Biden was even more forceful, calling on Kucinich and Gravel to “stop all this happy talk here about the use of force doesn’t make sense. The use of force in Afghanistan is justified and necessary; in Darfur, justified and necessary; in the Balkans, justified and necessary. You guys can have your happy talk, there’s real life.”
The debate made clear that the Democrats’ chief criticism of the war in Iraq is that it has placed an enormous strain on the fighting capacity of the US military and diverted attention from other threats to US interests throughout the world. The plan for “strategic redeployment” advocated by the Democratic candidates is aimed at maintaining colonial control in Iraq—by waging a bloody counter-insurgency with fewer troops, primarily US Special Forces and the Air Force—and freeing up troops for Afghanistan and interventions in other global hot spots.
This support for militarism stems from the fact that the Democratic Party speaks for the same financial oligarchy as the Republicans. This truth was reiterated throughout the debate, as Clinton, Obama and Edwards went out of their way to praise the multi-millionaire and multi-billionaire hedge fund managers and Wall Street speculators who have enriched themselves at the expense of the great mass of working people. Clinton praised the people willing to invest their money in the “free market system” and the “entrepreneurial economy,” many of whom have poured some of that money into her multi-million-dollar campaign war chest..."
I have questions about Kucinich. Would he ask us to support the Democratic war profiteers against the republican war profiteers. The devil you know is better than...?

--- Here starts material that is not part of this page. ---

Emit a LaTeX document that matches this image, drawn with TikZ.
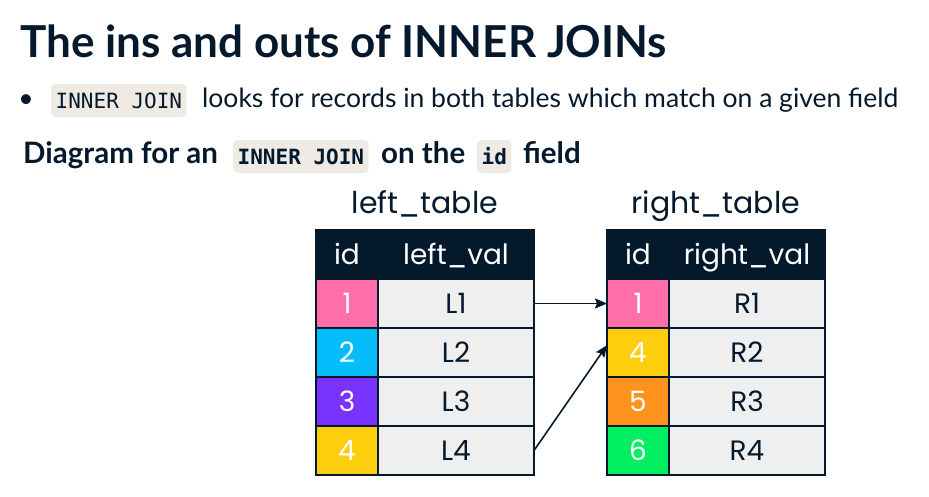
\documentclass[tikz,border=0pt]{standalone}
\usepackage{fontspec}
\setmainfont{Lato}
\setmonofont{DejaVu Sans Mono}
\newfontfamily\tabfont{Poppins}
\usetikzlibrary{positioning, arrows.meta, calc}
\definecolor{Navy}{HTML}{05192D}
\definecolor{IdPink}{HTML}{FF6EA9}
\definecolor{IdBlue}{HTML}{06BDFC}
\definecolor{IdPurple}{HTML}{7933FF}
\definecolor{IdYellow}{HTML}{FCCE0D}
\definecolor{IdOrange}{HTML}{FF931E}
\definecolor{IdGreen}{HTML}{03EF62}
\definecolor{CellGray}{HTML}{EFEFEF}
\definecolor{CodeBg}{HTML}{EFEBE4}

\begin{document}
\begin{tikzpicture}[x=1pt, y=-1pt,
    cell/.style={font=\tabfont\fontsize{28}{32}\selectfont, draw=Navy, line width=1.6pt,
      inner sep=0pt, outer sep=0pt, minimum height=49pt, text height=19pt, text depth=0pt,
      anchor=north west},
    headcell/.style={cell, fill=Navy, text=white},
    idcell/.style={cell, text=white, minimum width=62pt},
    valcell/.style={cell, fill=CellGray, text=Navy, minimum width=156pt},
    tabtitle/.style={font=\tabfont\fontsize{30}{34}\selectfont, text=Navy, anchor=base, inner sep=0pt},
    codebox/.style={fill=CodeBg, rounded corners=4pt, inner xsep=4.5pt, inner ysep=0pt,
      minimum height=33pt, text height=15pt, text depth=0pt, text=Navy, anchor=west,
      font=\ttfamily\fontsize{21}{25}\selectfont},
    bodytext/.style={inner sep=0pt, text=Navy, anchor=base west, font=\fontsize{26.5}{31}\selectfont},
    headtext/.style={bodytext, font=\bfseries\fontsize{29.5}{34}\selectfont},
    link/.style={draw=Navy, line width=1.6pt, -{Stealth[length=12pt, width=10pt, inset=2pt]}}
  ]
    \useasboundingbox (0,0) rectangle (929,496);

    % Title
    \node[bodytext, font=\bfseries\fontsize{44}{50}\selectfont] (title) at (20,57)
      {The ins and outs of INNER JOINs};

    % Bullet line
    \node[bodytext, anchor=base] (dot) at (26,107) {\textbullet};
    \node[codebox] (code1) at (51,100.5) {INNER JOIN};
    \node[bodytext] (bullet) at (202,107) {looks for records in both tables which match on a given field};

    % Diagram heading
    \node[headtext] (diag) at (23,163) {Diagram for an};
    \node[codebox, font=\ttfamily\bfseries\fontsize{21}{25}\selectfont] (code2) at (233,156.5) {INNER JOIN};
    \node[headtext] (onthe) at (381,163) {on the};
    \node[codebox, font=\ttfamily\bfseries\fontsize{21}{25}\selectfont] (code3) at (477,156.5) {id};
    \node[headtext] (field) at (523,163) {field};

    % Left table
    \node[headcell, minimum width=62pt] (lhid) at (316,230) {id};
    \node[headcell, minimum width=156pt] (lhval) at (lhid.north east) {left\_val};
    \node[tabtitle] (ltitle) at ($(lhid.north west)!.5!(lhval.north east) + (0,-17)$) {left\_table};
    \foreach \n/\c/\v [count=\i] in {1/IdPink/L1, 2/IdBlue/L2, 3/IdPurple/L3, 4/IdYellow/L4} {
      \node[idcell, fill=\c] (lid\i) at (316,{230+49*\i}) {\n};
      \node[valcell] (lval\i) at (lid\i.north east) {\v};
    }

    % Right table
    \node[headcell, minimum width=62pt] (rhid) at (607,230) {id};
    \node[headcell, minimum width=156pt] (rhval) at (rhid.north east) {right\_val};
    \node[tabtitle] (rtitle) at ($(rhid.north west)!.5!(rhval.north east) + (0,-17)$) {right\_table};
    \foreach \n/\c/\v [count=\i] in {1/IdPink/R1, 4/IdYellow/R2, 5/IdOrange/R3, 6/IdGreen/R4} {
      \node[idcell, fill=\c] (rid\i) at (607,{230+49*\i}) {\n};
      \node[valcell] (rval\i) at (rid\i.north east) {\v};
    }

    % Matches
    \draw[link] (lval1.east) -- (rid1.west);
    \draw[link] (lval4.east) -- ($(rid2.north west)!.35!(rid2.south west)$);
\end{tikzpicture}
\end{document}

Would Sen. Gravel do the same kind of thing? Should this even worry us at the moment? I think if that would be their strategy, fall back position, would that influence how effective they could be in the campaign lead up?
Isn't that what a foil would do, provide token opposition?
I'm not saying Sen, Gravel would do such a thing. But, we have to wonder.
The socialists point out that there is no support for the antiwar position in the Democratic party leadership. This is true,, I suppose. I can believe it, at least. But, does that make any difference? I'm sure there was no support in the Democratic Party leadership for opposition to the Viet nam war either.
I think it does make a difference whether the particular candidate is supported by a party that would help get the candidate's policies enacted. A socialist party President without a socialist power in the Congress would be as impotent as a Gravel or Kucinich in the White House without support from enough of Congress.
I don't know what the socialists are offering at the moment, so they are really offering no better option at the moment.